DELIMITED is for files that contain data with delimiters and separators. There's a lot of confusion about those two, particularly since the command itself mixes them up. Delimiters are characters that surround the data in a field. For example, the word "snazzlefritz" is delimited by quote marks in this sentence. Separators come between two data items. For example, the following list of colors uses commas as separators: "chartreuse, lavender, fuchsia, taupe, teal." A delimited file normally contains both delimiters and separators. Here's an example (generated from the Labels.DBF that comes with VFP):
"DATAW","LABELLYT","Avery 4143",F,4869,/ /
"DATAW","LABELLYT","Avery 4144",F,39266,/ /
"DATAW","LABELLYT","Avery 4145",F,24620,/ /
"DATAW","LABELLYT","Avery 4146",F,32961,/ /
Each character field is surrounded by quotes (the delimiters), and fields are separated by commas. This is the default format for a delimited file.

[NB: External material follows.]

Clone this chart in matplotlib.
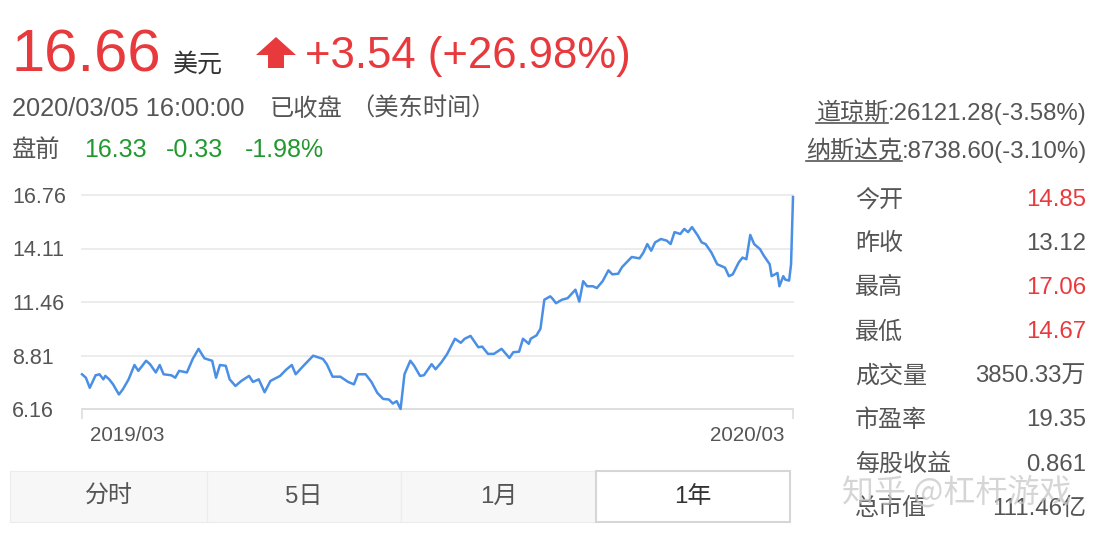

TYPE DELIMITED can handle several other options. DELIMITED WITH BLANK and DELIMITED WITH TAB use quotes for delimiters, and fields are separated by spaces or tabs. DELIMITED WITH DELIMITER lets you specify the delimiter—fields are separated by commas.
VFP 5 introduced the DELIMITED WITH CHARACTER clause that lets you specify the separator. So DELIMITED WITH CHARACTER ! means that there's an exclamation point between each pair of fields. We can't see why they couldn't have improved the situation here by giving this option a useful name like SEPARATED BY. Nonetheless, we're very grateful to have this option because it increases the number of files we can handle without having to break out the low-level file functions.
You can combine DELIMITED WITH and DELIMITED WITH CHARACTER to specify both the delimiter and the separator.
TYPE CSV ("comma-separated values") is like DELIMITED, except VFP assumes the first line in the file contains field names, so it skips that line.
On the whole, the choices are quite a mess. If you're still confused by this, we suggest you do what we did to figure all this out. Try COPY TO with each option on a small data sample.